Ça m’est arrivé encore hier. Sous la douche, je me suis dit que je n’avais pas eu de nouvelles de mon père dernièrement, qu’il fallait que j’appelle mes parents. Une pensée de deux secondes, autrement banale. Le temps d’ouvrir le rideau, je me suis rappelé que mon père était décédé.
C’est une drôle d’affaire, le deuil. Ça fluctue, on l’intègre à moitié, à certains moments juste au quart, ou pas du tout. Mais le temps finit par se replier, comme un éventail, si efficacement qu’on se dit qu’on n’a pas eu de nouvelles dernièrement, alors que ça fait plus de trois ans.
Le temps fait son travail de temps par en arrière aussi. Lentement, il efface les dernières images, celles qu’on n’aurait jamais voulu voir, d’une personne qu’on aime, sans vie sur une civière autour de minuit, sa main froide dans la nôtre timide, les rôles inversés, et son visage soudainement exempt de tout ce qu’on connaissait d’elle.
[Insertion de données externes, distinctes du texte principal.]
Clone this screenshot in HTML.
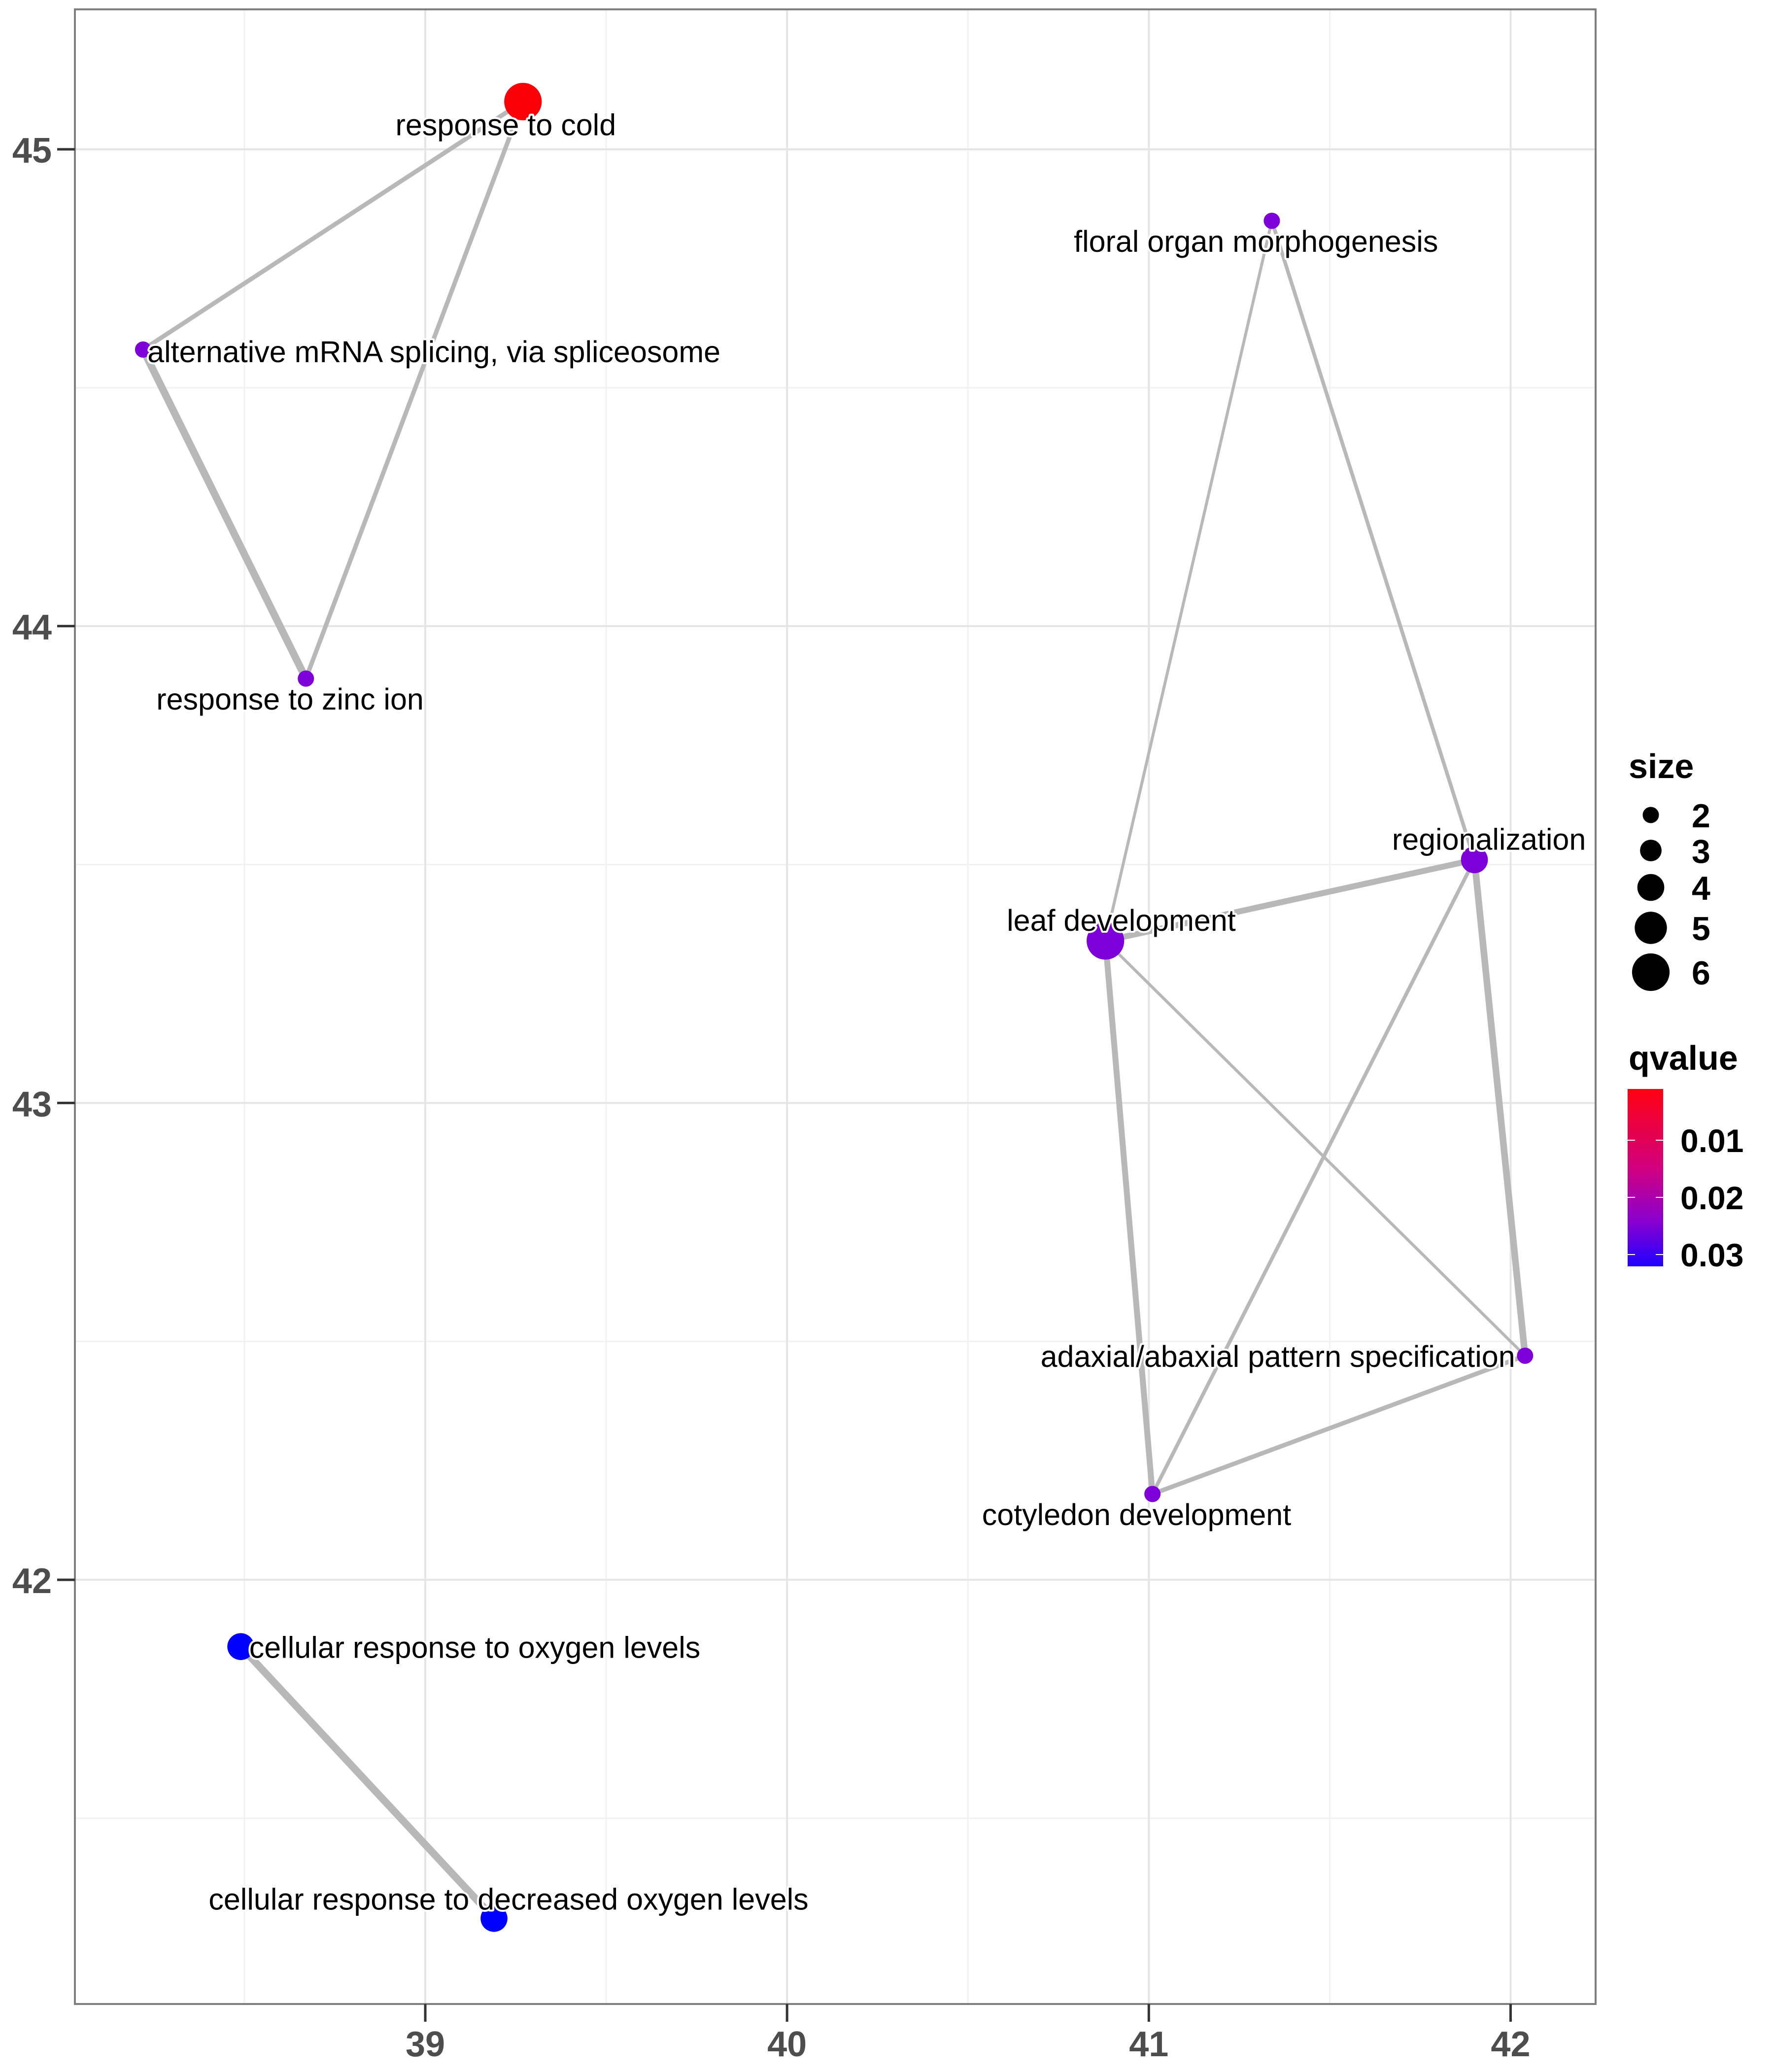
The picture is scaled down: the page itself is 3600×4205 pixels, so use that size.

Il efface un père à bout de souffle, les derniers mois d’une maladie qui tue par plateaux et dont on n’avait jamais entendu le nom. Un automne, il choisit enfin de nous souffler que les souvenirs qui font du bien, en rafale : des bras forts, des jeux de mots, un calme immense qu’on aimerait porter en soi tout le temps. La chance qu’on a eue.
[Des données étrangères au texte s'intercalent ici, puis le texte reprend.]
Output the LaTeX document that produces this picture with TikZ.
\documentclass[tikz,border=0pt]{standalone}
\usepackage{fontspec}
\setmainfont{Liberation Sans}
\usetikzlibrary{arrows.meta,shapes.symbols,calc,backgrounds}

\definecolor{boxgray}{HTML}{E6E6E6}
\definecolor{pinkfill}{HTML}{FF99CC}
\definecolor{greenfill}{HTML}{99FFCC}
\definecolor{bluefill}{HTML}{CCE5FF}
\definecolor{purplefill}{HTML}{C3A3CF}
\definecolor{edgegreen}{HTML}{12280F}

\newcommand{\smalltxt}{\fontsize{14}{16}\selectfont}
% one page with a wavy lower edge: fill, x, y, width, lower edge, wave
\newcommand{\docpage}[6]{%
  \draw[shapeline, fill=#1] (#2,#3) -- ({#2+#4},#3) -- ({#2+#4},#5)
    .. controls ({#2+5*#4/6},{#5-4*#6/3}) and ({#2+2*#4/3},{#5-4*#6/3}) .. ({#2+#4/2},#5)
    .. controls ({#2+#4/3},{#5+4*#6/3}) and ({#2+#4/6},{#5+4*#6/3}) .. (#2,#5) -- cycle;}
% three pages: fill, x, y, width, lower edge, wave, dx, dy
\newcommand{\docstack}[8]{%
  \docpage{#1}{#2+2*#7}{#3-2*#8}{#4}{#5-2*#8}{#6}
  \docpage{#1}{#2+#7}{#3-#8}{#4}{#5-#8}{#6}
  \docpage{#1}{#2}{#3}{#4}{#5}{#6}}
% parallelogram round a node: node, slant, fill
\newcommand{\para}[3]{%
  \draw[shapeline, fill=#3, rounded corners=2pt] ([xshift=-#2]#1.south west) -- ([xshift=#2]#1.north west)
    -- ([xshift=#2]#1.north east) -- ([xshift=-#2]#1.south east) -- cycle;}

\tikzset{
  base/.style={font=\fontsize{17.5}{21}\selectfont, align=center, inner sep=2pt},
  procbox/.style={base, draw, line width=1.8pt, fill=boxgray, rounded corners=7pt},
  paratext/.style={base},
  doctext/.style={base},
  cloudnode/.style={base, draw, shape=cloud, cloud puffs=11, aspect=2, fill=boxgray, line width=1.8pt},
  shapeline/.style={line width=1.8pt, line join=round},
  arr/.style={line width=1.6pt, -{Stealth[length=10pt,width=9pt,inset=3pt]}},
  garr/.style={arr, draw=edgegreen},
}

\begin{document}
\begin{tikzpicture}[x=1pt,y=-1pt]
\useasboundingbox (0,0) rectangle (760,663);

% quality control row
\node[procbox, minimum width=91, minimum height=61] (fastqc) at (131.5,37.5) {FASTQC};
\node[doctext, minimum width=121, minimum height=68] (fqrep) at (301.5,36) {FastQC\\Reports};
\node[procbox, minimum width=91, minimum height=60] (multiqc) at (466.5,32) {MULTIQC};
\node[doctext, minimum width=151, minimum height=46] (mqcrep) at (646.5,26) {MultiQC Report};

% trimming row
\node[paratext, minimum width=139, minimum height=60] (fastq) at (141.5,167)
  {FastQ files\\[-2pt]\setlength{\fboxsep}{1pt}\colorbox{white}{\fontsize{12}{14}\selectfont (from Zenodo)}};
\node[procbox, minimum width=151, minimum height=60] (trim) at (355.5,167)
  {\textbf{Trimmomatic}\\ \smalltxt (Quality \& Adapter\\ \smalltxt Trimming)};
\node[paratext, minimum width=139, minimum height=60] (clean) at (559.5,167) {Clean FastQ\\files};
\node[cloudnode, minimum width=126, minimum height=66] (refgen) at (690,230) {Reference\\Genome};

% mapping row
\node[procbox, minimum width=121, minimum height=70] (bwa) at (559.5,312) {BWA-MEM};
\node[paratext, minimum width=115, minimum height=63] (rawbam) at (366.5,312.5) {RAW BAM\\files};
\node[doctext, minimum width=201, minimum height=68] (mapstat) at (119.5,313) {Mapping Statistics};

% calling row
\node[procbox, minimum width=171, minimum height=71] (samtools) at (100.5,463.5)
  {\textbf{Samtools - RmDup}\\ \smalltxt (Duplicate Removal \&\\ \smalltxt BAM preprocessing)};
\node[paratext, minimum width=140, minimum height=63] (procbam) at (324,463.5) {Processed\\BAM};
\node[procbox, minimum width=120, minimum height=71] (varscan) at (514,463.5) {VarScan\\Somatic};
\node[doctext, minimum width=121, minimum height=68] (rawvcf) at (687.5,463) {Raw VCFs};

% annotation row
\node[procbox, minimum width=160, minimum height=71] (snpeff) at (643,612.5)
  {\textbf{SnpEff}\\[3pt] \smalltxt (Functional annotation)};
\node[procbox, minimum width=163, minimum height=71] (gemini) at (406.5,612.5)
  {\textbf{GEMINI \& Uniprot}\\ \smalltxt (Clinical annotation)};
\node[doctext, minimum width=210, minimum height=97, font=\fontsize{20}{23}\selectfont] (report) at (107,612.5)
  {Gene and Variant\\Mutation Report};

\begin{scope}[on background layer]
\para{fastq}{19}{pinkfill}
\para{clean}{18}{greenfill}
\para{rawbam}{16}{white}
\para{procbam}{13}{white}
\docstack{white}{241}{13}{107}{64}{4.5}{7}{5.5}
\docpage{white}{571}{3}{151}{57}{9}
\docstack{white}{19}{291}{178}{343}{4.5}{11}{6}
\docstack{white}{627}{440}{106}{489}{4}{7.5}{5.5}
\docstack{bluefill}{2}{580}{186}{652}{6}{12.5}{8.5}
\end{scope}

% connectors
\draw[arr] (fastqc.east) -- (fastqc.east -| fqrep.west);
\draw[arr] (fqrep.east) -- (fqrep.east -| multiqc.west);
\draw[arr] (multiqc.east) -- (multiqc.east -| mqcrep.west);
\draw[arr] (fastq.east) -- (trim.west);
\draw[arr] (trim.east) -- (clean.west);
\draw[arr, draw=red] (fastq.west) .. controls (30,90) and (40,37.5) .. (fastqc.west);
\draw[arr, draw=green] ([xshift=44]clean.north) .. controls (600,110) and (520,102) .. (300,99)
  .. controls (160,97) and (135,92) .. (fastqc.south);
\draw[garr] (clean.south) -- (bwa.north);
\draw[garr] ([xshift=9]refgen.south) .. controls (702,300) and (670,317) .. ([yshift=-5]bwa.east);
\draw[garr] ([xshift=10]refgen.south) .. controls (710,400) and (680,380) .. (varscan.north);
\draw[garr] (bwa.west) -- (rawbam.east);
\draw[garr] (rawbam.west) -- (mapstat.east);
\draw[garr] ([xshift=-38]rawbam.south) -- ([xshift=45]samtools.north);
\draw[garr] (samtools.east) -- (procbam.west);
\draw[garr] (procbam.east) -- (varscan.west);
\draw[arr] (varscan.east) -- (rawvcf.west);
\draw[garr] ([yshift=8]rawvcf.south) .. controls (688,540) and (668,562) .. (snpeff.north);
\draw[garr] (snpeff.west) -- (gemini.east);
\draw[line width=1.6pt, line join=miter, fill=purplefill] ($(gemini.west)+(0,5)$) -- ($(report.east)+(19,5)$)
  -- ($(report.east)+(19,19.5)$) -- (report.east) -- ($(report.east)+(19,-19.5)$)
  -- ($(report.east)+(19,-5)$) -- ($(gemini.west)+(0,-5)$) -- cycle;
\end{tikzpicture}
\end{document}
J’essaie de faire le décompte de ce que j’aurais à lui dire, de tout ce qu’il ne sait plus, et j’ai un grand bruit blanc dans la tête. On a beau ne croire en rien, on n’arrive pas à faire cette liste, parce qu’il y a cette certitude qui nous surprend, toute athée qu’on est, celle qu’on ne porte pas en nous ce calme distinctif qui nous manque tant, mais bien la personne au complet.